5.1 Legal venue
Competence to hear patent infringement cases, both in the main suit and in temporary injunction proceedings, lies with 12 District Courts in Germany, at which special chambers for patent litigation have been established.
The suit must be filed either at the defendant’s main place of business or residence or at the place where the infringing activity has occurred. The latter is anywhere the recipient of an offer has his main place of business or his residence. In the case of offers on the Internet, the claimant will, as a rule, be free to choose between any of the 12 patent litigation courts.
5.2 Standing to sue
The rights under the patent can be asserted by the patent proprietor or the holder of an exclusive licence in his own name. The holder of a non-exclusive licence can only assert rights under the patent against third parties if he has been authorised to do so by the patent proprietor or by the holder of the exclusive licence and if he has a legal interest of his own in asserting those rights in court.
5.3 Service of the statement of claim
The statement of claim is served on the defen-dant by the court. If the defendant has his main place of business or residence in another country and no German counsel has as yet been appointed to represent him in litigation, the statement of claim has to be served in that other country. Any translations that might be necessary must initially be produced at the claimant’s expense. Various international agreements exist on conducting service in other countries. Depending on the country of service, service can take between 2 and 12 months. This period delays a patent infringement trial by that time, compared to the standard time taken.
When the statement of claim is served on the defendant, he is invited to declare his position on the suit. Since any declarations can only be made by an attorney-at-law admitted to a German bar, the defendant must retain an attorney-at-law for this purpose. One consequence of retaining an attorney is that any further documents can be served directly on the attorney retained, without the need for translations to be made by the court or claimant.
5.4 Instances/duration of proceedings
Suits in the main proceedings in patent infringement cases are heard in the first instance by specialised patent litigation chambers at the 12 District Courts.
These sit in each case with three judges, who have a legal training and have as a rule been involved in patent infringement cases for several years.

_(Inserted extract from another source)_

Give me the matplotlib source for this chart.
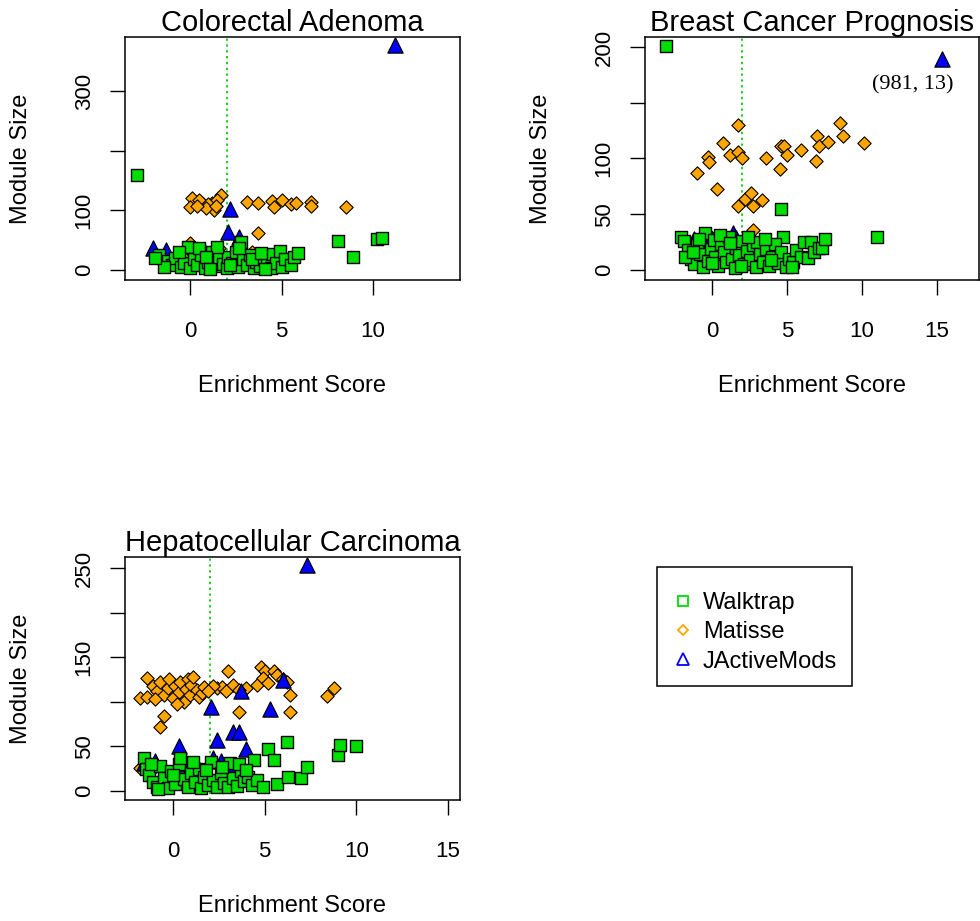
import matplotlib
matplotlib.use("Agg")
import matplotlib.pyplot as plt
from matplotlib.lines import Line2D
from matplotlib.patches import Rectangle

plt.rcParams['font.family'] = ['Liberation Sans', 'DejaVu Sans']

# ---- Colorectal Adenoma ----
ca_walk_x = [-2.9, 8.1, 8.9, 10.2, 10.5,
             -1.7, -1.2, -1.0, -0.8, -0.5, -0.3, -0.1, 0.0, 0.2, 0.4, 0.6, 0.8, 1.0, 1.2, 1.4,
             1.6, 1.8, 2.0, 2.1, 2.3, 2.5, 2.6, 2.8, 2.9, 3.1, 3.3, 3.5, 3.6, 3.8, 4.0, 4.2,
             4.4, 4.5, 4.7, 4.9, 5.0, 5.2, 5.5, 5.7, 5.9, -1.4, -0.6, 0.5, 1.5, 2.2, 2.7, 3.4,
             -1.9, 0.9, 4.1, 1.1, 3.9]
ca_walk_y = [159, 49, 22, 52, 54,
             25, 15, 8, 20, 5, 12, 39, 3, 18, 8, 25, 4, 14, 30, 6,
             20, 10, 3, 22, 12, 30, 5, 47, 18, 8, 25, 3, 14, 6, 20, 10,
             4, 26, 12, 32, 5, 18, 8, 22, 28, 5, 30, 36, 38, 8, 36, 18,
             20, 22, 2, 2, 28]
ca_mat_x = [0.1, 0.0, 0.65, 0.5, 1.2, 1.3, 1.7, 1.5, 1.0, 0.9, 3.1, 3.7, 4.5, 4.6, 5.0,
            5.5, 5.8, 6.6, 6.6, 8.5, 3.7, 0.0, 1.6, -0.3, 2.5, 3.4, 0.4, 1.4]
ca_mat_y = [121, 105, 112, 118, 112, 101, 126, 118, 110, 104, 114, 113, 115, 106, 118,
            110, 113, 114, 107, 106, 62, 45, 37, 20, 25, 30, 108, 108]
ca_jam_x = [11.2, 2.2, 2.1, 2.7, -2.0, -1.3, 0.8, 3.5, 4.6, 1.5, -0.5]
ca_jam_y = [377, 102, 64, 56, 37, 34, 30, 20, 15, 22, 15]

# ---- Breast Cancer Prognosis ----
bc_walk_x = [-3.1, 4.6, 4.7, 11.0,
             -2.1, -1.9, -1.6, -1.4, -1.2, -1.0, -0.8, -0.6, -0.5, -0.3, -0.1, 0.1, 0.2, 0.4,
             0.6, 0.8, 0.9, 1.1, 1.3, 1.5, 1.6, 1.8, 2.0, 2.1, 2.3, 2.5, 2.7, 2.9, 3.0, 3.2,
             3.4, 3.6, 3.8, 4.0, 4.2, 4.4, 4.6, 4.9, 5.1, 5.4, 5.6, 5.9, 6.1, 6.4, 6.6, 6.8,
             7.1, 7.3, 7.5, -1.8, -0.9, 0.5, 1.2, 2.4, 3.5, -1.3, 0.0, 1.9, 3.9, 5.3]
bc_walk_y = [201, 55, 30, 30,
             30, 26, 18, 10, 5, 22, 14, 3, 33, 8, 19, 27, 12, 4,
             23, 16, 7, 30, 10, 2, 20, 13, 26, 5, 17, 9, 22, 3, 25, 14,
             7, 19, 4, 12, 23, 6, 16, 3, 10, 7, 18, 12, 25, 11, 25, 16,
             20, 20, 28, 12, 28, 31, 24, 30, 28, 16, 6, 4, 9, 3]
bc_mat_x = [1.7, 0.7, -0.3, -0.2, -1.0, 0.3, 1.2, 1.7, 2.0, 3.6, 4.5, 4.6, 4.8, 5.0, 5.9,
            6.9, 7.0, 7.1, 7.7, 8.5, 8.7, 10.1, 1.7, 2.2, 2.6, 2.7, 3.3, 2.7,
            -1.4, -0.1, 0.2, 1.0]
bc_mat_y = [130, 114, 101, 97, 87, 73, 103, 106, 100, 100, 91, 111, 111, 103, 108,
            98, 120, 111, 115, 132, 120, 114, 57, 64, 69, 57, 63, 36,
            18, 30, 28, 25]
bc_jam_x = [15.3, -1.2, -0.1, 1.4, 1.6, -1.5, 0.8, 2.2, -0.5]
bc_jam_y = [189, 28, 29, 33, 29, 20, 24, 18, 15]
bc_note = "(981, 13)"

# ---- Hepatocellular Carcinoma ----
hc_walk_x = [-1.6, -1.5, -1.3, -1.1, -0.9, -0.7, -0.5, -0.3, -0.1, 0.1, 0.3, 0.4, 0.6, 0.8,
             1.0, 1.2, 1.4, 1.5, 1.7, 1.9, 2.1, 2.2, 2.4, 2.6, 2.8, 3.0, 3.1, 3.3, 3.5, 3.7,
             3.9, 4.1, 4.3, 4.4, 4.6, 4.9, 5.2, 5.5, 5.7, 6.2, 6.3, 7.0, 7.3, 9.0, 9.1, 10.0,
             -1.2, 0.0, 1.1, 2.7, 3.6, 4.0, -0.8, 1.8]
hc_walk_y = [37, 25, 18, 10, 5, 28, 15, 3, 22, 8, 30, 37, 14, 4,
             20, 10, 25, 3, 16, 7, 32, 12, 4, 20, 9, 4, 31, 15, 6, 22,
             11, 16, 7, 35, 12, 4, 47, 35, 8, 55, 16, 15, 27, 40, 52, 50,
             30, 18, 33, 27, 30, 24, 2, 23]
hc_mat_x = [-1.4, -1.8, -1.4, -0.5, -0.7, -1.1, -0.9, -0.7, -0.5, -0.3, -0.2, 0.0, 0.1, 0.3,
            0.4, 0.6, 0.7, 0.8, 0.9, 1.0, 1.1, 1.3, 1.4, -1.0, 0.2, 1.6, 1.7, 2.4, 2.7, 3.0,
            3.3, 4.0, 3.6, 4.6, 4.8, 5.0, 4.9, 5.5, 5.7, 6.0, 6.2, 6.4, 6.4, 8.4, 8.8, 2.2,
            3.6, 2.9, 5.2, 1.9, -1.8, -1.5, -1.3]
hc_mat_y = [127, 104, 105, 84, 72, 118, 112, 122, 108, 115, 125, 104, 118, 111,
            122, 100, 114, 126, 108, 119, 128, 113, 105, 103, 98, 110, 117, 115, 117, 135,
            119, 116, 89, 119, 139, 134, 127, 135, 130, 126, 122, 108, 89, 106, 116, 118,
            113, 112, 121, 112, 26, 35, 20]
hc_jam_x = [7.3, 2.1, 5.3, 6.0, 3.7, 3.3, 3.6, 2.4, 0.3, 4.0, -1.0, -1.6, 2.2, 2.6, 1.0,
            1.4, 3.2, -0.5, 0.6]
hc_jam_y = [253, 94, 92, 124, 112, 66, 66, 57, 50, 47, 34, 31, 37, 34, 27,
            25, 26, 22, 30]

GREEN = '#00dd00'
ORANGE = '#ffa500'
BLUE = '#0000ff'


def draw_panel(rect, title, walk, mat, jam, xlim, ylim, yticks, ylabels, xticks):
    ax = fig.add_axes(rect)
    ax.scatter(mat[0], mat[1], marker='D', s=46, c=ORANGE, edgecolors='black',
               linewidths=0.8, zorder=3)
    ax.scatter(jam[0], jam[1], marker='^', s=120, c=BLUE, edgecolors='black',
               linewidths=0.9, zorder=4)
    ax.scatter(walk[0], walk[1], marker='s', s=78, c=GREEN, edgecolors='black',
               linewidths=1.0, zorder=5)
    ax.axvline(2, color='#22cc22', linestyle=(0, (1.2, 1.8)), linewidth=1.4, zorder=2)
    ax.set_xlim(*xlim)
    ax.set_ylim(*ylim)
    ax.set_xticks(xticks)
    ax.set_xticklabels([str(t) for t in xticks])
    ax.set_yticks(yticks)
    ax.set_yticklabels(ylabels, rotation=90, va='center')
    ax.tick_params(axis='x', length=10.8, width=1.0, labelsize=16, pad=19)
    ax.tick_params(axis='y', length=10.8, width=1.0, labelsize=16, pad=11)
    for sp in ax.spines.values():
        sp.set_linewidth(1.1)
    ax.set_title(title, fontsize=21, pad=3)
    ax.set_xlabel('Enrichment Score', fontsize=17)
    ax.set_ylabel('Module Size', fontsize=17)
    ax.xaxis.set_label_coords(0.5, -0.39)
    ax.yaxis.set_label_coords(-0.278, 0.5)
    return ax


fig = plt.figure(figsize=(9.8, 9.21), dpi=100)

W, H = 980.0, 921.0
top_b = 1 - 280 / H
bot_b = 1 - 800 / H
ah = 243 / H

draw_panel([125 / W, top_b, 335 / W, ah], 'Colorectal Adenoma',
           (ca_walk_x, ca_walk_y), (ca_mat_x, ca_mat_y), (ca_jam_x, ca_jam_y),
           (-3.55, 14.75), (-16.8, 390.5), [0, 100, 200, 300], ['0', '100', '', '300'],
           [0, 5, 10])

ax2 = draw_panel([645 / W, top_b, 334 / W, ah], 'Breast Cancer Prognosis',
                 (bc_walk_x, bc_walk_y), (bc_mat_x, bc_mat_y), (bc_jam_x, bc_jam_y),
                 (-4.47, 17.8), (-9.0, 209.0), [0, 50, 100, 150, 200],
                 ['0', '50', '100', '', '200'], [0, 5, 10, 15])
ax2.text(13.4, 166, bc_note, fontsize=16, family=['Liberation Serif', 'DejaVu Serif'],
         ha='center', va='center')

draw_panel([125 / W, bot_b, 335 / W, ah], 'Hepatocellular Carcinoma',
           (hc_walk_x, hc_walk_y), (hc_mat_x, hc_mat_y), (hc_jam_x, hc_jam_y),
           (-2.62, 15.66), (-10.1, 262.3), [0, 50, 100, 150, 200, 250],
           ['0', '50', '', '150', '', '250'], [0, 5, 10, 15])

# legend box drawn on its own, entries placed inside it
fig.patches.append(Rectangle((657 / W, 1 - 686 / H), 195 / W, 119 / H,
                             transform=fig.transFigure, fill=False,
                             edgecolor='black', linewidth=1.1))
handles = [
    Line2D([], [], marker='s', linestyle='none', markersize=7, markerfacecolor='none',
           markeredgecolor=GREEN, markeredgewidth=1.3),
    Line2D([], [], marker='D', linestyle='none', markersize=5, markerfacecolor='none',
           markeredgecolor=ORANGE, markeredgewidth=1.3),
    Line2D([], [], marker='^', linestyle='none', markersize=8, markerfacecolor='none',
           markeredgecolor=BLUE, markeredgewidth=1.3),
]
fig.legend(handles, ['Walktrap', 'Matisse', 'JActiveMods'], loc='upper left',
           bbox_to_anchor=(657 / W, 1 - 573 / H), fontsize=17, frameon=False,
           borderpad=0.8, handlelength=0.6, handletextpad=0.55, labelspacing=0.31,
           borderaxespad=0)

fig.savefig('out.png', dpi=100)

Only in exceptional cases will the judges also have studied a technical subject. If the court is not capable of assessing any relevant technical issues itself, a technical expert is appointed. The inclination to commission an expert opinion varies from one District Court to another. In some cases, the submission of a privately commissioned opinion by the claimant can be helpful in furthering the court’s technical understanding and may thus go some way towards obviating the need for an expert to be appointed by the court.
In the course of the proceedings before the court of first instance, all the relevant facts and defences must be presented as a matter of principle, since the presentation of new facts is only permissible at the appeal stage subject to strict conditions. Only facts that were not yet known and could not have been known during the first instance can be submitted for the first time at the appeal stage without encountering problems.
The court file is not open to public inspection. Only the oral hearing is public. If any of the parties’ business secrets need to be discussed in the course of the oral hearing, the party concerned may request that the public be excluded.
The duration of proceedings in the first instance before the District Courts differs and varies over time. Normally a case will take between 8 and 15 months. Commissioning an expert opinion usually delays the proceedings by 9 to 12 months.
The proceedings in the first instance usually take place in the following seven steps:
- filing the statement of claim
- service of the statement of claim on the defendant by the court
- response to the suit by the defendant
- the claimant’s reply to the defendant’s statement of defence
- the defendant’s rejoinder to the claimant’s reply
- oral hearing (duration of the oral hearing: about 1-4 hours) and
- decision handed down by the court.
If the commissioning of a written expert opinion is ordered, both parties are also given an opportunity to comment in writing on the expert’s opinion. During an oral hearing, the expert may be questioned on their expert opinion by both the court and the parties.
After the judgment has been handed down by the District Court in the first instance, the losing party has the possibility of lodging an appeal with the Appeal Court within one month, and reasoning the appeal within two months. Each of the specialized panels at the Appeal Courts likewise sit with three judges, who have a legal training and will not normally have studied a technical subject. The appeal proceedings are not an instance for hearing new facts. The Appeal Court merely decides on the facts already submitted in the proceedings before the District Court and on any new facts which it is permissible to submit at the appeal stage.
The appeal proceedings before the Appeal Courts usually take between 15 and 24 months. If it should be necessary to commission an expert opinion, the proceedings are drawn out by up to 12 months. The course of the proceedings corresponds substantially to that of the first instance.
The appeal judgment can only be submitted to the Federal Supreme Court for an appeal on points of law subject to very strict conditions. The proceedings before the Federal Court of Justice usually take 2 to 3 years.